For the havoc, zero, bitflip, and set commands it is possible to blacklist certain destinations. The following destinations can be blacklisted: NOREGFAULT. It is also possible to blacklist memory addresses with the option: NOMEMORYFAULT.
For the log command it is also possible to blacklist only certain log types: NOLOGFAULT, NOLOGREGISTER, NOLOGINSTRUCTION.
It is also possible to blacklist triggers: NORIPTRIGGER, NOINSTRUCTIONTRIGGER.
For the skip command it is possible to restrict the range of skippable bytes. The default is [-15,15], but it can be configured with MINSKIP=<skip> and MAXSKIP=<skip>, e.g. FAULT_CONFIG("MINSKIP=0"); FAULT_CONFIG("MAXSKIP=2"); to only allow skipping 1 or 2 bytes.
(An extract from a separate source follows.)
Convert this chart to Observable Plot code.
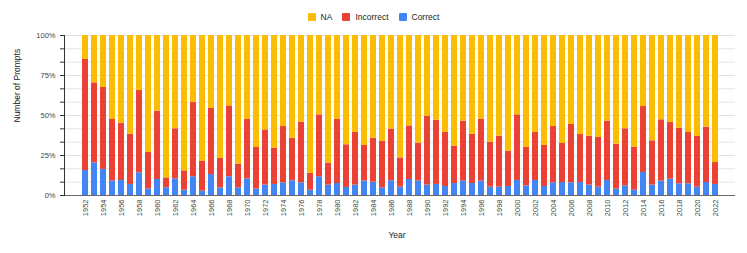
<!DOCTYPE html>
<html>
<head>
<meta charset="utf-8">
<script src="https://cdn.jsdelivr.net/npm/d3@7"></script>
<script src="https://cdn.jsdelivr.net/npm/@observablehq/plot@0.6"></script>
<style>
  html, body { margin: 0; padding: 0; background: #fff; }
  body { width: 747px; height: 253px; overflow: hidden; font-family: "Liberation Sans", Arial, sans-serif; }
  #legend { height: 30px; display: flex; justify-content: center; align-items: center; padding-top: 4px; box-sizing: border-box; font-size: 8.5px; color: #222; }
  #legend .item { display: flex; align-items: center; margin: 0 5px; }
  #legend .sw { width: 8px; height: 8px; margin-right: 5px; border-radius: 1px; }
</style>
</head>
<body>
<div id="legend"></div>
<div id="chart"></div>
<script>
const years = d3.range(1952, 2023);
const categories = ["NA", "Incorrect", "Correct"];
const colors = ["#FBBC04", "#EA4335", "#4285F4"];
const correct = [15.6,20.4,16.3,9.0,9.4,6.9,14.2,4.0,10.0,4.8,10.4,3.3,11.7,2.7,13.1,4.8,11.7,4.8,10.4,4.0,
  6.5,6.9,7.9,9.2,7.9,3.3,11.7,6.5,7.5,5.0,6.5,9.0,8.3,4.8,9.2,5.2,10.0,9.0,6.5,6.9,
  5.6,7.5,9.0,7.5,9.0,5.2,5.2,5.6,9.4,6.0,9.4,5.6,7.9,8.1,7.9,8.1,6.5,5.2,9.4,4.0,
  6.0,3.3,14.4,6.5,9.0,10.2,7.3,7.3,5.2,8.1,6.9];
const incorrect = [69.4,50.0,51.2,38.5,35.8,31.4,51.4,22.9,42.7,6.2,31.3,12.1,46.4,18.6,41.3,18.3,44.3,14.8,37.1,26.0,
  34.5,22.7,35.2,26.6,37.9,10.5,38.7,13.7,40.2,26.7,32.9,22.3,27.5,29.0,32.3,18.3,33.5,23.7,43.1,40.2,
  33.8,23.3,37.5,30.8,38.7,28.1,31.9,22.1,41.0,24.0,30.0,25.7,35.2,24.4,36.5,30.0,30.6,31.1,37.1,28.1,
  35.7,26.9,41.2,27.7,38.3,35.4,34.8,32.1,31.7,34.6,13.7];
const na = [15.0,29.6,32.5,52.5,54.8,61.7,34.4,73.1,47.3,89.0,58.3,84.6,41.9,78.7,45.6,76.9,44.0,80.4,52.5,70.0,
  59.0,70.4,56.9,64.2,54.2,86.2,49.6,79.8,52.3,68.3,60.6,68.7,64.2,66.2,58.5,76.5,56.5,67.3,50.4,52.9,
  60.6,69.2,53.5,61.7,52.3,66.7,62.9,72.3,49.6,70.0,60.6,68.7,56.9,67.5,55.6,61.9,62.9,63.7,53.5,67.9,
  58.3,69.8,44.4,65.8,52.7,54.4,57.9,60.6,63.1,57.3,79.4];
const yTicks = d3.range(0, 13).map(i => i * 100 / 12);
const xTickLabels = years.filter(y => y % 2 === 0);

const rows = [];
years.forEach((yr, i) => {
  rows.push({year: yr, type: "Correct", value: correct[i]});
  rows.push({year: yr, type: "Incorrect", value: incorrect[i]});
  rows.push({year: yr, type: "NA", value: na[i]});
});

// legend
const leg = document.getElementById("legend");
categories.forEach((c, i) => {
  const it = document.createElement("div");
  it.className = "item";
  it.innerHTML = `<span class="sw" style="background:${colors[i]}"></span><span>${c}</span>`;
  leg.appendChild(it);
});

const chart = Plot.plot({
  width: 747,
  height: 223,
  marginTop: 5,
  marginBottom: 58,
  marginLeft: 64,
  marginRight: 12,
  style: {fontFamily: "'Liberation Sans', Arial, sans-serif", fontSize: "7.5px", color: "#444", background: "#fff"},
  x: {type: "band", domain: years, padding: 0.37, label: null},
  y: {domain: [0, 100], label: null},
  color: {domain: categories, range: colors},
  marks: [
    Plot.gridY(yTicks, {stroke: "#e2e2e2", strokeOpacity: 1}),
    Plot.barY(rows, Plot.stackY({
      x: "year", y: "value", fill: "type",
      order: ["Correct", "Incorrect", "NA"]
    })),
    Plot.axisY(yTicks, {tickSize: 4, tickPadding: 5, stroke: "#333",
      tickFormat: d => (Math.round(d) % 25 === 0 && Math.abs(d - Math.round(d)) < 1e-9) ? Math.round(d) + "%" : "",
      fontSize: 7.5, fill: "#444"}),
    Plot.axisX(xTickLabels, {tickSize: 0, tickPadding: 4, tickRotate: -90, fontSize: 7.5, fill: "#444",
      tickFormat: d => String(d)}),
    Plot.ruleY([0], {stroke: "#666", strokeWidth: 1}),
    Plot.frame({anchor: "left", stroke: "#333"}),
    Plot.text(["Number of Prompts"], {frameAnchor: "left", dx: -47, dy: 7, rotate: -90, fontSize: 8.5, fill: "#222"}),
    Plot.text(["Year"], {frameAnchor: "bottom", dy: 42, dx: -3, fontSize: 8.5, fill: "#222"})
  ]
});
document.getElementById("chart").appendChild(chart);
</script>
</body>
</html>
It is possible to define a probability with with a fault will not be induced. FAILEVERY=<faults> defines that on average 1 out of faults fails. For example, with FAULT_CONFIG("FAILEVERY=2");, 50% of all faults are not induced. By default, all faults are successful.
Additionally, COOLDOWN=<instruction> defines that after inducing a fault, it takes instructions until another fault can be induced. By default, there is no cooldown.
One can also define a maximum number of faults that can be induced with MAXFAULTS=<faults>. By default, there is no limit.
A binary can define a timeout in seconds after which it is terminated: TIMEOUT=<seconds>. If the binary runs into the timeout, the exploit is considered to be unsuccessful. The default timeout is 30 seconds. You can also disable the timeout by setting it to zero.
To ensure reproducibility, the seed for the random function (used e.g. in havoc) can be fixed with SEED=<seed>. The default seed is time(NULL).
To disable ASLR for a binary, NOASLR can be used.
To ensure that the instruction counter is deterministic, FAULT_ENTRY(function) allows providing a function at which the simulator start.
Typically, this will be FAULT_ENTRY(main) to start at main.
The simulator prints "Successfully exploited " if the binary returns 0, and "Failed to exploit " if it returns non-zero. This can be suppressed with NOSUCCESS.